## [Task statement]
Here are some records; quote them exactly, leaving out the pictures.

## [Given records]
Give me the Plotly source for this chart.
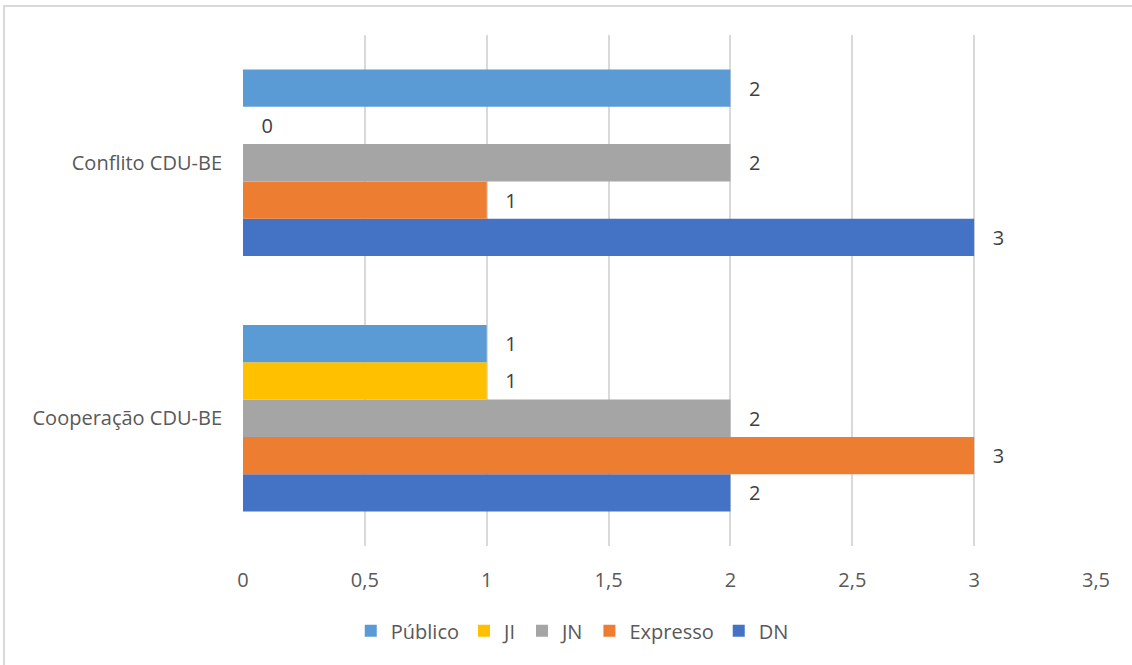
import plotly.graph_objects as go

categories = ["Cooperação CDU-BE", "Conflito CDU-BE"]
series_names = ["DN", "Expresso", "JN", "JI", "Público"]
dn = [2, 3]
expresso = [3, 1]
jn = [2, 2]
ji = [1, 0]
publico = [1, 2]
x_ticks = [0, 0.5, 1, 1.5, 2, 2.5, 3, 3.5]

values = [dn, expresso, jn, ji, publico]
colors = ["#4472C4", "#ED7D31", "#A5A5A5", "#FFC000", "#5B9BD5"]

fig = go.Figure()
for name, vals, col in zip(series_names, values, colors):
    fig.add_trace(go.Bar(
        y=categories, x=vals, name=name, orientation="h",
        marker=dict(color=col, line=dict(width=0)),
        text=vals, texttemplate="\u00a0\u00a0\u00a0%{x}", textposition="outside",
        textfont=dict(size=20, color="#404040", family="Open Sans"),
        cliponaxis=False,
    ))

fig.update_layout(
    width=1132, height=665,
    margin=dict(l=243, r=36, t=35, b=119),
    paper_bgcolor="white", plot_bgcolor="white",
    barmode="group", bargap=0.27, bargroupgap=0,
    separators=", ",
    font=dict(family="Open Sans", size=20, color="#595959"),
    legend=dict(orientation="h", x=0.386, xanchor="center", y=-0.166, yanchor="middle",
                traceorder="reversed", font=dict(size=20, color="#595959"),
                itemwidth=30),
    xaxis=dict(range=[0, 3.5], tickvals=x_ticks, tickformat=".1~f",
               showgrid=True, gridcolor="#D9D9D9", gridwidth=2,
               zeroline=False, showline=False, ticks="", ticklabelstandoff=20,
               tickfont=dict(size=20, color="#595959")),
    yaxis=dict(showgrid=False, zeroline=False, showline=False, ticks="",
               ticklabelstandoff=20, tickfont=dict(size=20, color="#595959")),
    shapes=[
        dict(type="line", xref="paper", yref="paper",
             x0=-240/853, x1=1.1, y0=1 + 29/511, y1=1 + 29/511,
             line=dict(color="#D9D9D9", width=2)),
        dict(type="line", xref="paper", yref="paper",
             x0=-239/853, x1=-239/853, y0=-0.3, y1=1 + 29/511,
             line=dict(color="#D9D9D9", width=2)),
    ],
)

fig.write_html("out.html", config={"displayModeBar": False},
               post_script="document.body.style.margin='0';")
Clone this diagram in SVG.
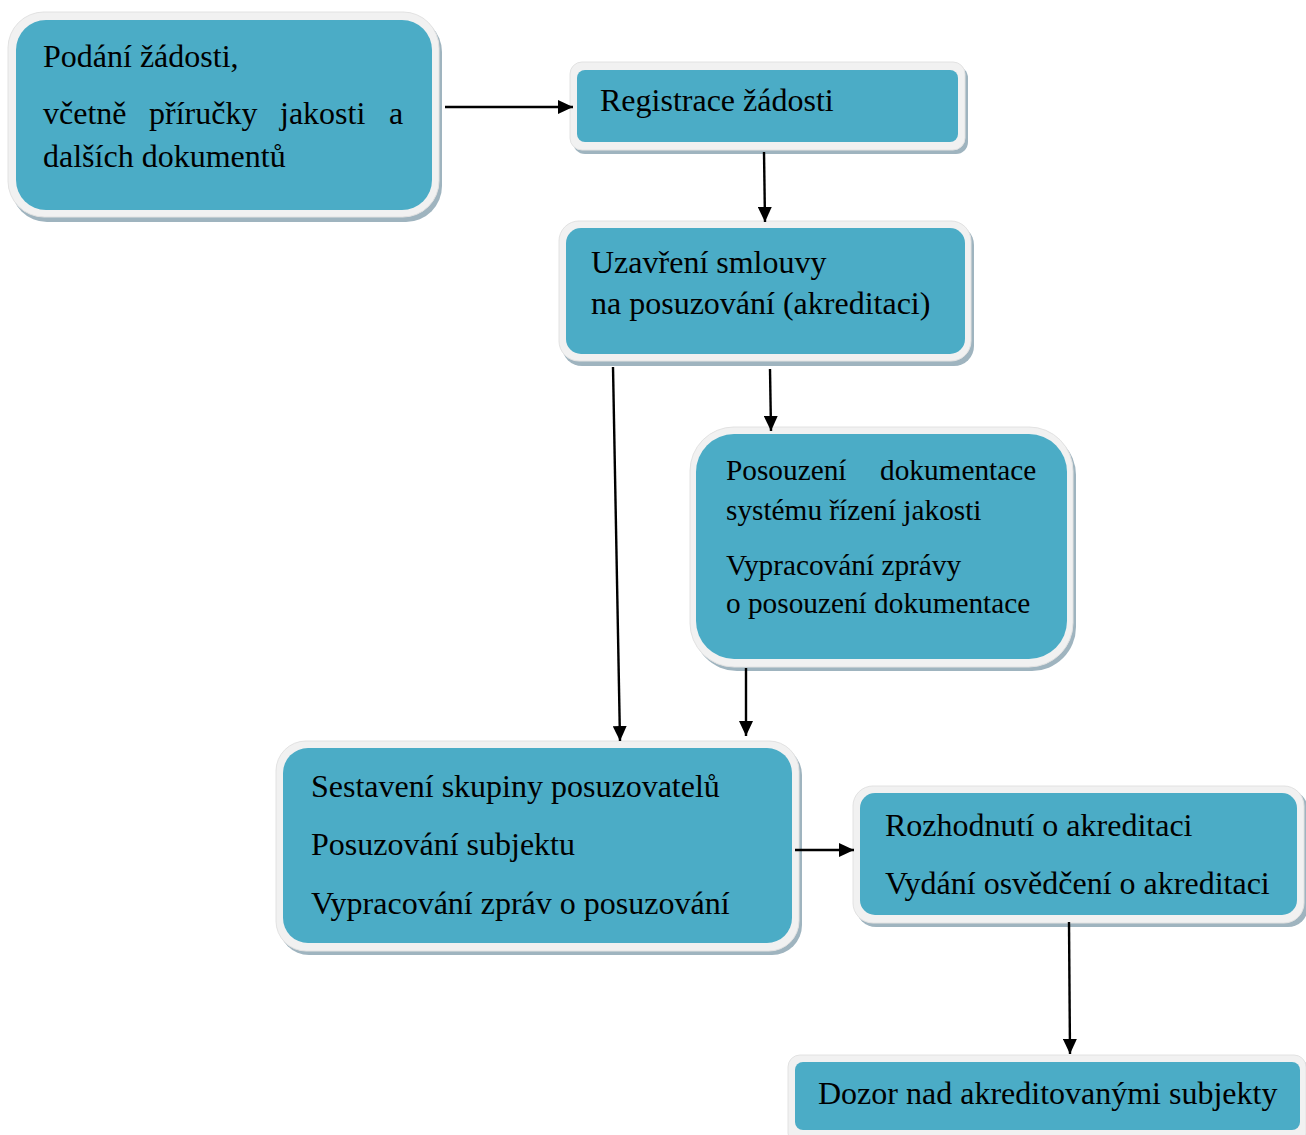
<svg xmlns="http://www.w3.org/2000/svg" width="1306" height="1135" viewBox="0 0 1306 1135">
<style>
.sh{fill:#9fb4bf}
.rim{fill:#f1f1f1;stroke:#e2e2e2;stroke-width:1}
.box{fill:#4bacc6}
text{font-family:"Liberation Serif","Times New Roman",serif;font-size:32px;fill:#000}
.sm{font-size:29.3px}
.ln{stroke:#000;stroke-width:2.4;fill:none}
</style>
<defs>
<marker id="ah" viewBox="0 0 15 14" refX="15" refY="7" markerWidth="15" markerHeight="14" markerUnits="userSpaceOnUse" orient="auto">
<path d="M0,0 L15,7 L0,14 z" fill="#000"/>
</marker>
</defs>
<g id="n1">
<rect class="sh" x="11" y="16" width="431" height="206" rx="36"/>
<rect class="rim" x="8" y="12" width="431" height="205" rx="36"/>
<rect class="box" x="16" y="20" width="416" height="190" rx="30"/>
<text x="43" y="67">Podání žádosti,</text>
<text y="124"><tspan x="43">včetně</tspan><tspan x="149">příručky</tspan><tspan x="280">jakosti</tspan><tspan x="389">a</tspan></text>
<text x="43" y="167">dalších dokumentů</text>
</g>
<g id="n2">
<rect class="sh" x="573" y="66" width="395" height="88" rx="12"/>
<rect class="rim" x="570" y="62" width="395" height="88" rx="12"/>
<rect class="box" x="577" y="70" width="381" height="72" rx="8"/>
<text x="600" y="111">Registrace žádosti</text>
</g>
<g id="n3">
<rect class="sh" x="562" y="225" width="412" height="141" rx="20"/>
<rect class="rim" x="559" y="221" width="412" height="140" rx="20"/>
<rect class="box" x="566" y="228" width="399" height="126" rx="15"/>
<text x="591" y="273">Uzavření smlouvy</text>
<text x="591" y="314">na posuzování (akreditaci)</text>
</g>
<g id="n4">
<rect class="sh" x="693" y="431" width="383" height="240" rx="44"/>
<rect class="rim" x="690" y="427" width="383" height="240" rx="44"/>
<rect class="box" x="696" y="434" width="371" height="225" rx="38"/>
<text class="sm" y="480"><tspan x="726">Posouzení</tspan><tspan x="880">dokumentace</tspan></text>
<text class="sm" x="726" y="520">systému řízení jakosti</text>
<text class="sm" x="726" y="575">Vypracování zprávy</text>
<text class="sm" x="726" y="613">o posouzení dokumentace</text>
</g>
<g id="n5">
<rect class="sh" x="279" y="745" width="523" height="210" rx="30"/>
<rect class="rim" x="276" y="741" width="523" height="210" rx="30"/>
<rect class="box" x="283" y="748" width="509" height="195" rx="25"/>
<text x="311" y="797">Sestavení skupiny posuzovatelů</text>
<text x="311" y="855">Posuzování subjektu</text>
<text x="311" y="914">Vypracování zpráv o posuzování</text>
</g>
<g id="n6">
<rect class="sh" x="856" y="790" width="452" height="137" rx="20"/>
<rect class="rim" x="853" y="786" width="451" height="137" rx="20"/>
<rect class="box" x="860" y="793" width="437" height="122" rx="15"/>
<text x="885" y="836">Rozhodnutí o akreditaci</text>
<text x="885" y="894">Vydání osvědčení o akreditaci</text>
</g>
<g id="n7">
<rect class="sh" x="791" y="1059" width="518" height="90" rx="12"/>
<rect class="rim" x="788" y="1055" width="518" height="90" rx="12"/>
<rect class="box" x="795" y="1062" width="505" height="68" rx="8"/>
<text x="818" y="1104">Dozor nad akreditovanými subjekty</text>
</g>
<g id="connectors">
<line class="ln" x1="445" y1="107" x2="573" y2="107" marker-end="url(#ah)"/>
<line class="ln" x1="764" y1="152" x2="765" y2="222" marker-end="url(#ah)"/>
<line class="ln" x1="770" y1="369" x2="771" y2="431" marker-end="url(#ah)"/>
<line class="ln" x1="613" y1="367" x2="620" y2="741" marker-end="url(#ah)"/>
<line class="ln" x1="746" y1="668" x2="746" y2="736" marker-end="url(#ah)"/>
<line class="ln" x1="795" y1="850" x2="854" y2="850" marker-end="url(#ah)"/>
<line class="ln" x1="1069" y1="922" x2="1070" y2="1054" marker-end="url(#ah)"/>
</g>
</svg>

## [Solution to this exercise]
Give me the Plotly source for this chart.
import plotly.graph_objects as go

categories = ["Cooperação CDU-BE", "Conflito CDU-BE"]
series_names = ["DN", "Expresso", "JN", "JI", "Público"]
dn = [2, 3]
expresso = [3, 1]
jn = [2, 2]
ji = [1, 0]
publico = [1, 2]
x_ticks = [0, 0.5, 1, 1.5, 2, 2.5, 3, 3.5]

values = [dn, expresso, jn, ji, publico]
colors = ["#4472C4", "#ED7D31", "#A5A5A5", "#FFC000", "#5B9BD5"]

fig = go.Figure()
for name, vals, col in zip(series_names, values, colors):
    fig.add_trace(go.Bar(
        y=categories, x=vals, name=name, orientation="h",
        marker=dict(color=col, line=dict(width=0)),
        text=vals, texttemplate="\u00a0\u00a0\u00a0%{x}", textposition="outside",
        textfont=dict(size=20, color="#404040", family="Open Sans"),
        cliponaxis=False,
    ))

fig.update_layout(
    width=1132, height=665,
    margin=dict(l=243, r=36, t=35, b=119),
    paper_bgcolor="white", plot_bgcolor="white",
    barmode="group", bargap=0.27, bargroupgap=0,
    separators=", ",
    font=dict(family="Open Sans", size=20, color="#595959"),
    legend=dict(orientation="h", x=0.386, xanchor="center", y=-0.166, yanchor="middle",
                traceorder="reversed", font=dict(size=20, color="#595959"),
                itemwidth=30),
    xaxis=dict(range=[0, 3.5], tickvals=x_ticks, tickformat=".1~f",
               showgrid=True, gridcolor="#D9D9D9", gridwidth=2,
               zeroline=False, showline=False, ticks="", ticklabelstandoff=20,
               tickfont=dict(size=20, color="#595959")),
    yaxis=dict(showgrid=False, zeroline=False, showline=False, ticks="",
               ticklabelstandoff=20, tickfont=dict(size=20, color="#595959")),
    shapes=[
        dict(type="line", xref="paper", yref="paper",
             x0=-240/853, x1=1.1, y0=1 + 29/511, y1=1 + 29/511,
             line=dict(color="#D9D9D9", width=2)),
        dict(type="line", xref="paper", yref="paper",
             x0=-239/853, x1=-239/853, y0=-0.3, y1=1 + 29/511,
             line=dict(color="#D9D9D9", width=2)),
    ],
)

fig.write_html("out.html", config={"displayModeBar": False},
               post_script="document.body.style.margin='0';")
Clone this diagram in SVG.
<svg xmlns="http://www.w3.org/2000/svg" width="1306" height="1135" viewBox="0 0 1306 1135">
<style>
.sh{fill:#9fb4bf}
.rim{fill:#f1f1f1;stroke:#e2e2e2;stroke-width:1}
.box{fill:#4bacc6}
text{font-family:"Liberation Serif","Times New Roman",serif;font-size:32px;fill:#000}
.sm{font-size:29.3px}
.ln{stroke:#000;stroke-width:2.4;fill:none}
</style>
<defs>
<marker id="ah" viewBox="0 0 15 14" refX="15" refY="7" markerWidth="15" markerHeight="14" markerUnits="userSpaceOnUse" orient="auto">
<path d="M0,0 L15,7 L0,14 z" fill="#000"/>
</marker>
</defs>
<g id="n1">
<rect class="sh" x="11" y="16" width="431" height="206" rx="36"/>
<rect class="rim" x="8" y="12" width="431" height="205" rx="36"/>
<rect class="box" x="16" y="20" width="416" height="190" rx="30"/>
<text x="43" y="67">Podání žádosti,</text>
<text y="124"><tspan x="43">včetně</tspan><tspan x="149">příručky</tspan><tspan x="280">jakosti</tspan><tspan x="389">a</tspan></text>
<text x="43" y="167">dalších dokumentů</text>
</g>
<g id="n2">
<rect class="sh" x="573" y="66" width="395" height="88" rx="12"/>
<rect class="rim" x="570" y="62" width="395" height="88" rx="12"/>
<rect class="box" x="577" y="70" width="381" height="72" rx="8"/>
<text x="600" y="111">Registrace žádosti</text>
</g>
<g id="n3">
<rect class="sh" x="562" y="225" width="412" height="141" rx="20"/>
<rect class="rim" x="559" y="221" width="412" height="140" rx="20"/>
<rect class="box" x="566" y="228" width="399" height="126" rx="15"/>
<text x="591" y="273">Uzavření smlouvy</text>
<text x="591" y="314">na posuzování (akreditaci)</text>
</g>
<g id="n4">
<rect class="sh" x="693" y="431" width="383" height="240" rx="44"/>
<rect class="rim" x="690" y="427" width="383" height="240" rx="44"/>
<rect class="box" x="696" y="434" width="371" height="225" rx="38"/>
<text class="sm" y="480"><tspan x="726">Posouzení</tspan><tspan x="880">dokumentace</tspan></text>
<text class="sm" x="726" y="520">systému řízení jakosti</text>
<text class="sm" x="726" y="575">Vypracování zprávy</text>
<text class="sm" x="726" y="613">o posouzení dokumentace</text>
</g>
<g id="n5">
<rect class="sh" x="279" y="745" width="523" height="210" rx="30"/>
<rect class="rim" x="276" y="741" width="523" height="210" rx="30"/>
<rect class="box" x="283" y="748" width="509" height="195" rx="25"/>
<text x="311" y="797">Sestavení skupiny posuzovatelů</text>
<text x="311" y="855">Posuzování subjektu</text>
<text x="311" y="914">Vypracování zpráv o posuzování</text>
</g>
<g id="n6">
<rect class="sh" x="856" y="790" width="452" height="137" rx="20"/>
<rect class="rim" x="853" y="786" width="451" height="137" rx="20"/>
<rect class="box" x="860" y="793" width="437" height="122" rx="15"/>
<text x="885" y="836">Rozhodnutí o akreditaci</text>
<text x="885" y="894">Vydání osvědčení o akreditaci</text>
</g>
<g id="n7">
<rect class="sh" x="791" y="1059" width="518" height="90" rx="12"/>
<rect class="rim" x="788" y="1055" width="518" height="90" rx="12"/>
<rect class="box" x="795" y="1062" width="505" height="68" rx="8"/>
<text x="818" y="1104">Dozor nad akreditovanými subjekty</text>
</g>
<g id="connectors">
<line class="ln" x1="445" y1="107" x2="573" y2="107" marker-end="url(#ah)"/>
<line class="ln" x1="764" y1="152" x2="765" y2="222" marker-end="url(#ah)"/>
<line class="ln" x1="770" y1="369" x2="771" y2="431" marker-end="url(#ah)"/>
<line class="ln" x1="613" y1="367" x2="620" y2="741" marker-end="url(#ah)"/>
<line class="ln" x1="746" y1="668" x2="746" y2="736" marker-end="url(#ah)"/>
<line class="ln" x1="795" y1="850" x2="854" y2="850" marker-end="url(#ah)"/>
<line class="ln" x1="1069" y1="922" x2="1070" y2="1054" marker-end="url(#ah)"/>
</g>
</svg>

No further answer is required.